▶ [Extracted information]
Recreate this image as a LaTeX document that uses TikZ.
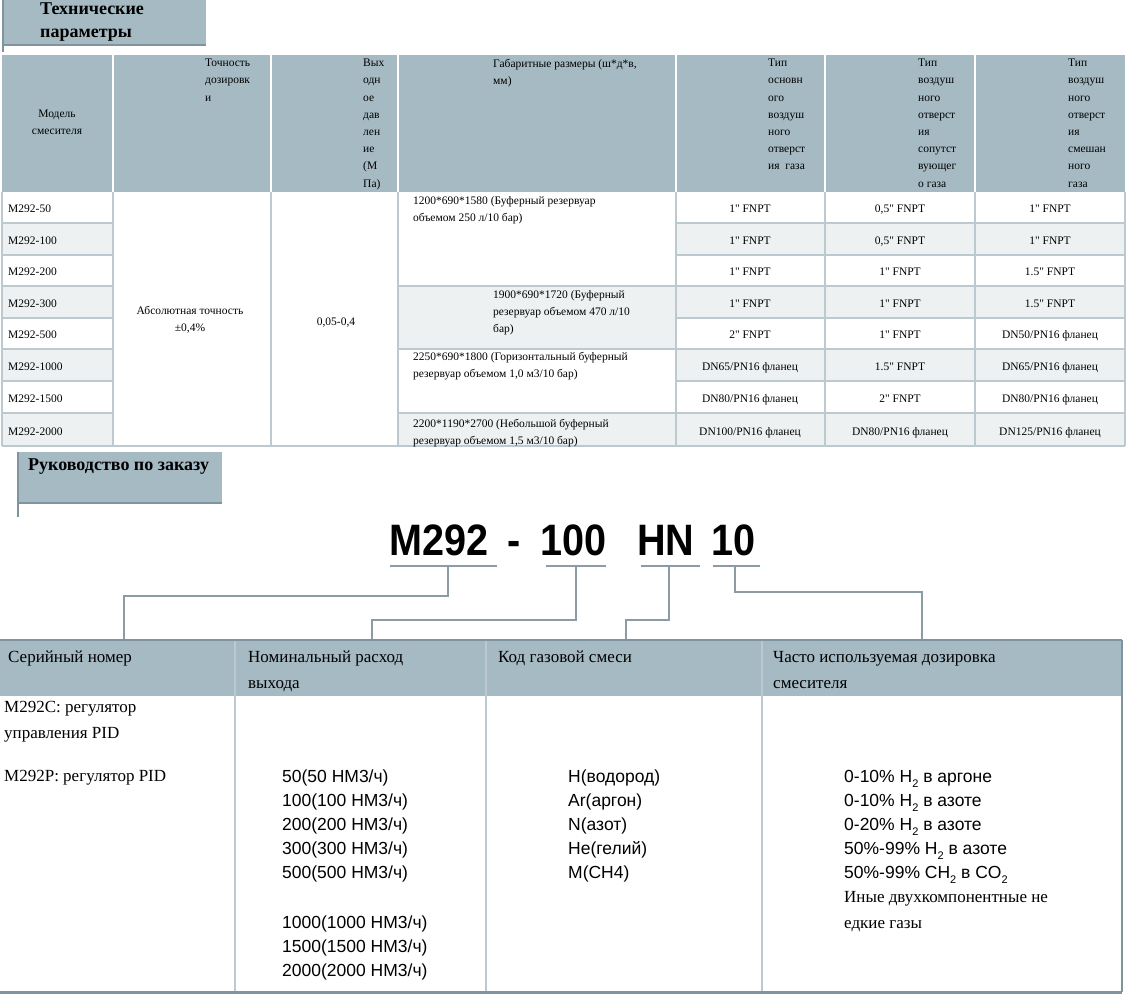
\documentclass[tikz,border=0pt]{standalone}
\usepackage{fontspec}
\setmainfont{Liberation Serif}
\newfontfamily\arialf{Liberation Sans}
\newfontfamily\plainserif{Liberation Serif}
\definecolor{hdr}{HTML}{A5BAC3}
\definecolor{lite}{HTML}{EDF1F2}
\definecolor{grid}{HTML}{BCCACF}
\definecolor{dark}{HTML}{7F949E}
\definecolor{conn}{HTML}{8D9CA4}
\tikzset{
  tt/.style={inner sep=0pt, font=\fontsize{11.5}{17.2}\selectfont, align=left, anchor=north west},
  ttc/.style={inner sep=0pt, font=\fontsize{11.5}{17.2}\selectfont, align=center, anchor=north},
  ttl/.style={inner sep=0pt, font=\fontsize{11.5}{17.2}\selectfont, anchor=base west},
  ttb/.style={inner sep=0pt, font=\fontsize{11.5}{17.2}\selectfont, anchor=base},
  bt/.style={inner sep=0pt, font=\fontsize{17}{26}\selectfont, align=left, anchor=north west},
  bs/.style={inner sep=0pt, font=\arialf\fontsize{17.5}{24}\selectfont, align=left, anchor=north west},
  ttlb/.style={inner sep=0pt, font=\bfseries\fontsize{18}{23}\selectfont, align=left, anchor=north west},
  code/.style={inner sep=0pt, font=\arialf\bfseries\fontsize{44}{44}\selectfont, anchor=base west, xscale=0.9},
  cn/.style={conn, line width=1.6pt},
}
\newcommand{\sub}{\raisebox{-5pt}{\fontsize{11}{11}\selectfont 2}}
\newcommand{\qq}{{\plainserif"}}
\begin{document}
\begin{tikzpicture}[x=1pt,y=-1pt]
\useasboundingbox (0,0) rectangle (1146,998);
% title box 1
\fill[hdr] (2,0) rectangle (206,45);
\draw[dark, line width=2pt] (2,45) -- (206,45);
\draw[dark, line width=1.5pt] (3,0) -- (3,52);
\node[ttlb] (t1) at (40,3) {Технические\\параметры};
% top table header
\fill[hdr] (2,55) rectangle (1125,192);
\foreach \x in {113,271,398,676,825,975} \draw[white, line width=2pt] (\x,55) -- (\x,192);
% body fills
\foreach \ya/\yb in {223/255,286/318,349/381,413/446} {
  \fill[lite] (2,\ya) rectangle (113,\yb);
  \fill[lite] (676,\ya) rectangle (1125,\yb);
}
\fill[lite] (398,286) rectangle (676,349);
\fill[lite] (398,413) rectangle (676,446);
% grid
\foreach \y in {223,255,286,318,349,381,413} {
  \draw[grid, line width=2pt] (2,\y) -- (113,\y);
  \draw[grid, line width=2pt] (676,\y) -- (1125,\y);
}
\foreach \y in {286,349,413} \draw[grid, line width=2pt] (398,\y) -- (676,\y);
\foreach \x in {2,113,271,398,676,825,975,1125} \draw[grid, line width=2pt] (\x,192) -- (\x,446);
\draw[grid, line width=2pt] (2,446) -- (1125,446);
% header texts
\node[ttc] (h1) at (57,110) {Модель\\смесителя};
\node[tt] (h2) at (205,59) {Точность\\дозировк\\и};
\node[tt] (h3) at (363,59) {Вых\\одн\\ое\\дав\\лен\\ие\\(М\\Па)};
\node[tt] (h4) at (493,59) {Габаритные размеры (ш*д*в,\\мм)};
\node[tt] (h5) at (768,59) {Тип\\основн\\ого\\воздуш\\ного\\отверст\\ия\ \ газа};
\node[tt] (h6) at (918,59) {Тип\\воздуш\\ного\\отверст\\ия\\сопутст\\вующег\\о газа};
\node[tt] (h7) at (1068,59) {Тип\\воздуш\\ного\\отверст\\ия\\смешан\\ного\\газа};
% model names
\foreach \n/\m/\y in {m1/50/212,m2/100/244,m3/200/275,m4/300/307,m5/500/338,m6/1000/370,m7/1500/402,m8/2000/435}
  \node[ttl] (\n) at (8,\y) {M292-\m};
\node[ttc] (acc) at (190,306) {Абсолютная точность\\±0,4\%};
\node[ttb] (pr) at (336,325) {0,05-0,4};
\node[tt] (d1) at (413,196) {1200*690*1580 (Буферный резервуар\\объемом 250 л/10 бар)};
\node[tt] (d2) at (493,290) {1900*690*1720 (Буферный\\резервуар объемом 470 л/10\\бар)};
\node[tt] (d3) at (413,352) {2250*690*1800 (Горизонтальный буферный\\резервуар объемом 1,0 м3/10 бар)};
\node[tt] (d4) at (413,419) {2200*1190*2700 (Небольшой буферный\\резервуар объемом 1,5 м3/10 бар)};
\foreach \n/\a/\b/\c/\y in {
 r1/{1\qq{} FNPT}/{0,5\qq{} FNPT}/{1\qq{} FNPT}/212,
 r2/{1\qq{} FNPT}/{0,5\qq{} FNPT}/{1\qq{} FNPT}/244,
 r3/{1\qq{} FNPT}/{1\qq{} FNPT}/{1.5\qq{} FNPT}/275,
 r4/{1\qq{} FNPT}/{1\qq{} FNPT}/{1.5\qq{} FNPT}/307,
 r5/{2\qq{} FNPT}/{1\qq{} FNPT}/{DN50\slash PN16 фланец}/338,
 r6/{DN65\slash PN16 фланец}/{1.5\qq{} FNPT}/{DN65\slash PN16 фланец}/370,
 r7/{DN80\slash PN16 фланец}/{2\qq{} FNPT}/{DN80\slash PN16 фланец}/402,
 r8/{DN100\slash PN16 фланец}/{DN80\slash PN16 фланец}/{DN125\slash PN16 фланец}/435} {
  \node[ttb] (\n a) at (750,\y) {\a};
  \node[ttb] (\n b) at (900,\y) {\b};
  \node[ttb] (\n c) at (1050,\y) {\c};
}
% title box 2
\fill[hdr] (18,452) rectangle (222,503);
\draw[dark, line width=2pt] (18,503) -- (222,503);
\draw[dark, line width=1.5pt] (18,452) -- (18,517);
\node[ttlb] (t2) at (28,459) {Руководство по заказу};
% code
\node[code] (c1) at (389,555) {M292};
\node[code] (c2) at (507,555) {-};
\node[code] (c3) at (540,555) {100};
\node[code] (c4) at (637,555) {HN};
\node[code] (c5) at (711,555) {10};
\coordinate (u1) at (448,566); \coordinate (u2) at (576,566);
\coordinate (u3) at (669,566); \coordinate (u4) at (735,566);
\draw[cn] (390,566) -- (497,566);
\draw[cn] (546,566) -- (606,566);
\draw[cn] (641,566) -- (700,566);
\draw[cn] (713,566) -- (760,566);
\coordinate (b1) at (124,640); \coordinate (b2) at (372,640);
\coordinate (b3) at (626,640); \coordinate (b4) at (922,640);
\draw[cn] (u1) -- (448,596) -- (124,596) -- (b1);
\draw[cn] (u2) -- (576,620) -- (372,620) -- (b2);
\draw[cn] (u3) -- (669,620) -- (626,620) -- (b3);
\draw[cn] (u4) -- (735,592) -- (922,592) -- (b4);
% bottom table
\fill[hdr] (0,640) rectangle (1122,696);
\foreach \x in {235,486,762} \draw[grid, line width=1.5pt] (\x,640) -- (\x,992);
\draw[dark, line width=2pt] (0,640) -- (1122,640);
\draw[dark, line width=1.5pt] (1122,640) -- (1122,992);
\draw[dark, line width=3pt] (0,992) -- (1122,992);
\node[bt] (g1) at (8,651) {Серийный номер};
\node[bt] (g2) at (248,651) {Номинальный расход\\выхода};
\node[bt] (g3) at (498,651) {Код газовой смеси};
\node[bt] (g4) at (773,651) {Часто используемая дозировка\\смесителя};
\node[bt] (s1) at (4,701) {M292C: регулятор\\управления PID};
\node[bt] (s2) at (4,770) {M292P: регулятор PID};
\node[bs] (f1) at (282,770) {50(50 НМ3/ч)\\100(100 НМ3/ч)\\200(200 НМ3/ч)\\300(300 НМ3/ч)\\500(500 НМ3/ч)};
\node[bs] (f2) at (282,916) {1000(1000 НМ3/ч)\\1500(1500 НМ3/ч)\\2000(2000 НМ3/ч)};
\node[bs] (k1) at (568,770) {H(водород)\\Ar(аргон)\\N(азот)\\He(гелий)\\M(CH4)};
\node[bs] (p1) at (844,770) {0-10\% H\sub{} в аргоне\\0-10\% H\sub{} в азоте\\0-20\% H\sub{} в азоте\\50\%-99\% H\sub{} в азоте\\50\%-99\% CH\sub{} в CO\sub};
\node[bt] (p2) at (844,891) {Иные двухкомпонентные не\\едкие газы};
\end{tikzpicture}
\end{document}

...

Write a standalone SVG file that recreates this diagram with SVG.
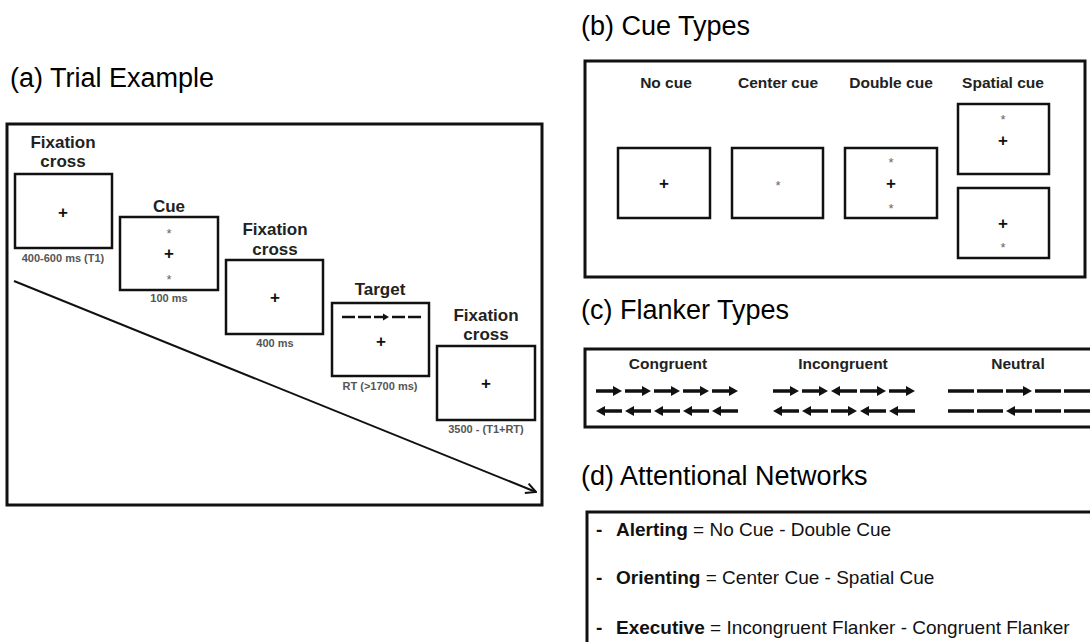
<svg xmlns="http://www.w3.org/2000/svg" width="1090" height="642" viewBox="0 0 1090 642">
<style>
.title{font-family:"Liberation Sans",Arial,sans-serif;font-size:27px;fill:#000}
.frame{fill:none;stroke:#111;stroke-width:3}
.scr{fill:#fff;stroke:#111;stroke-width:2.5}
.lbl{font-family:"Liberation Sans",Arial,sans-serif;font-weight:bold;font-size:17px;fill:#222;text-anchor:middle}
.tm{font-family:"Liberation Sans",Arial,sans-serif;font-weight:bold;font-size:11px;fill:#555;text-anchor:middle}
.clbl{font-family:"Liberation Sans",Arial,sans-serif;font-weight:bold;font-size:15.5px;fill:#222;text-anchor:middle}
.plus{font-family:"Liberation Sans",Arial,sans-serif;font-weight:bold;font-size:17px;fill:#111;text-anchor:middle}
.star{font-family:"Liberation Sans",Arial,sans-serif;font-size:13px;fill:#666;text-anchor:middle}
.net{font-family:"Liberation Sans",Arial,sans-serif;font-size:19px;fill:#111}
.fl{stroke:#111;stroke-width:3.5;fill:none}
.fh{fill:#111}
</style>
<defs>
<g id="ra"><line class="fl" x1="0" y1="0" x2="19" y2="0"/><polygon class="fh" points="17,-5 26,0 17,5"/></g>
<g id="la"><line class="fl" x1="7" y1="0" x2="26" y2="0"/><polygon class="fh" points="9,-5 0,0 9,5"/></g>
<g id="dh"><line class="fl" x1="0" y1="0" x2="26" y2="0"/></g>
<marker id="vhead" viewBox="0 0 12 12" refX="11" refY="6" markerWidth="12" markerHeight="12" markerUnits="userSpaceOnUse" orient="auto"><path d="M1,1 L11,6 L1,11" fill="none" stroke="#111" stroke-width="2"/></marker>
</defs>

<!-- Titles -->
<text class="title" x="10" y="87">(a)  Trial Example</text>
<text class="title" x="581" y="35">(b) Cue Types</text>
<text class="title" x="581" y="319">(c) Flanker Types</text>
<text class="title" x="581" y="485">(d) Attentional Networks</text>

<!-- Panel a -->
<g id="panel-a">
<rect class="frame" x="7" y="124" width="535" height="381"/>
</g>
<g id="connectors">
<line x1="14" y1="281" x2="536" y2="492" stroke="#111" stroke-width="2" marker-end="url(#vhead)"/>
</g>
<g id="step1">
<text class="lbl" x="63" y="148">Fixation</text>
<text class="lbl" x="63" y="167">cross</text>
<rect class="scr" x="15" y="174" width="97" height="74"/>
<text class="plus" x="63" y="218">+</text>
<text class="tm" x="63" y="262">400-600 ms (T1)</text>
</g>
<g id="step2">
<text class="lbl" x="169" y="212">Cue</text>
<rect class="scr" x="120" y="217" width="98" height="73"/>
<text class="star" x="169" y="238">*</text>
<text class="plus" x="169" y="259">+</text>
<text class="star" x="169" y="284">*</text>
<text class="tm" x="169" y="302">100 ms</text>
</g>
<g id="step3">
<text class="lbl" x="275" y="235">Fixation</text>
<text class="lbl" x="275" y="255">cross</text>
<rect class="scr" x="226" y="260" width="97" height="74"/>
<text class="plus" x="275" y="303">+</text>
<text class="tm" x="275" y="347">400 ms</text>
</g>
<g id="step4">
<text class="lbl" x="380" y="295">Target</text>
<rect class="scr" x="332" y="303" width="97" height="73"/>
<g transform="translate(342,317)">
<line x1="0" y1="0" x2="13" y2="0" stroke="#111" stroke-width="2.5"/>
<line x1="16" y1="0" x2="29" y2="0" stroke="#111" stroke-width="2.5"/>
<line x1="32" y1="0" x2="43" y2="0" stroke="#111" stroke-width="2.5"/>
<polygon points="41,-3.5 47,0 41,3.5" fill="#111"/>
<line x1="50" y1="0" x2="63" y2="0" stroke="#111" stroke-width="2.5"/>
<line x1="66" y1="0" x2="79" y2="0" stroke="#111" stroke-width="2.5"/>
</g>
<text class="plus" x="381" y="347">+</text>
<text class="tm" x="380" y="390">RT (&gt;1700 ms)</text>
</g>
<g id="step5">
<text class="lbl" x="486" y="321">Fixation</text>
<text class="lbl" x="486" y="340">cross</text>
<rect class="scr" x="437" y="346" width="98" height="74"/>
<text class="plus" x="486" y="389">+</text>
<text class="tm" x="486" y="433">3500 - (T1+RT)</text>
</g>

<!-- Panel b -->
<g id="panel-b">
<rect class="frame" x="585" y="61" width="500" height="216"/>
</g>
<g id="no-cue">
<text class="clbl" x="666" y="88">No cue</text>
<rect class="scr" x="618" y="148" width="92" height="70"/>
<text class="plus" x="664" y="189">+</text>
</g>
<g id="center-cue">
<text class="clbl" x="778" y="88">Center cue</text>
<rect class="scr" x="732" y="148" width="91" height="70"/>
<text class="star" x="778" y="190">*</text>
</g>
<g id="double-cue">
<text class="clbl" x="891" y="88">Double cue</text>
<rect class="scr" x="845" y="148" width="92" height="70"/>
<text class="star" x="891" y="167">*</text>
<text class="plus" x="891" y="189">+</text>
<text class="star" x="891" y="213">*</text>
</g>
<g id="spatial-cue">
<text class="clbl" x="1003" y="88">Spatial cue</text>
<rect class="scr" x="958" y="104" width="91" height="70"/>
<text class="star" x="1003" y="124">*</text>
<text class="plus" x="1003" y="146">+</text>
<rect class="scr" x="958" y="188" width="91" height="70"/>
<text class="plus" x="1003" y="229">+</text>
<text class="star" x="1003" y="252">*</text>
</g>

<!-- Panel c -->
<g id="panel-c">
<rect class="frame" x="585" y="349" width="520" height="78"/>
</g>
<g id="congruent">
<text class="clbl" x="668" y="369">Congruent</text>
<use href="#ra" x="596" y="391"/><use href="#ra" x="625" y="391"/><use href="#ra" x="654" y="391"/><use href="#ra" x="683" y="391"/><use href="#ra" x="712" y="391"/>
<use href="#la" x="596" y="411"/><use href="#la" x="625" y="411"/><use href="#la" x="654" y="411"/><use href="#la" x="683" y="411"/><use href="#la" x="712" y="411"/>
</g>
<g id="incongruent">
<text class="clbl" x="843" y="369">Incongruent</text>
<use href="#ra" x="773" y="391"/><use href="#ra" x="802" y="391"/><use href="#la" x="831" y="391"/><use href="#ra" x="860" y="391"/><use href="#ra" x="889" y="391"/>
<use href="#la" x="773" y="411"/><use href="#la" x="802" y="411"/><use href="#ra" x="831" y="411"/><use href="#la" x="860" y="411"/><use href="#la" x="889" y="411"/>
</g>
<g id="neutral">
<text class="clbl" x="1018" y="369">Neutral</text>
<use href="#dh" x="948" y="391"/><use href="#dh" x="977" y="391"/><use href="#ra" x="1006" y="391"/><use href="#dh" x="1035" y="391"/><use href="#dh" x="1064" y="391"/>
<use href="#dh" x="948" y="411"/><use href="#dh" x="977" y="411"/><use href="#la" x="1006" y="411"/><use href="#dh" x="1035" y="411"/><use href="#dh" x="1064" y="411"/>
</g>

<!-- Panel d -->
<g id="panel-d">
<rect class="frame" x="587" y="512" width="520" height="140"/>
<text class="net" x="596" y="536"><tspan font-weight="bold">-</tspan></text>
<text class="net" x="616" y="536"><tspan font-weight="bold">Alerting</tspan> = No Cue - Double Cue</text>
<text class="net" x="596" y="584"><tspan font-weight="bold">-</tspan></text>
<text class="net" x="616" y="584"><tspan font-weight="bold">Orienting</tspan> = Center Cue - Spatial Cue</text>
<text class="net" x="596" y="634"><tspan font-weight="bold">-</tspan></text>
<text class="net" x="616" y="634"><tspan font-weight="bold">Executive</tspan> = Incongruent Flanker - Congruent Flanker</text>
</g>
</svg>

==

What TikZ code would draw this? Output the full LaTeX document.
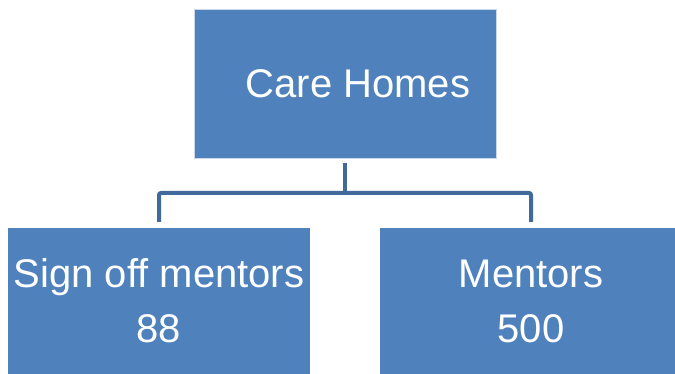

▶ [Goal] Go through the entries and return each line where the word "code" appears.

▶ [Exercise result]
  code/.style={inner sep=0pt, font=\arialf\bfseries\fontsize{44}{44}\selectfont, anchor=base west, xscale=0.9},
% code
\node[code] (c1) at (389,555) {M292};
\node[code] (c2) at (507,555) {-};
\node[code] (c3) at (540,555) {100};
\node[code] (c4) at (637,555) {HN};
\node[code] (c5) at (711,555) {10};
What TikZ code would draw this? Output the full LaTeX document.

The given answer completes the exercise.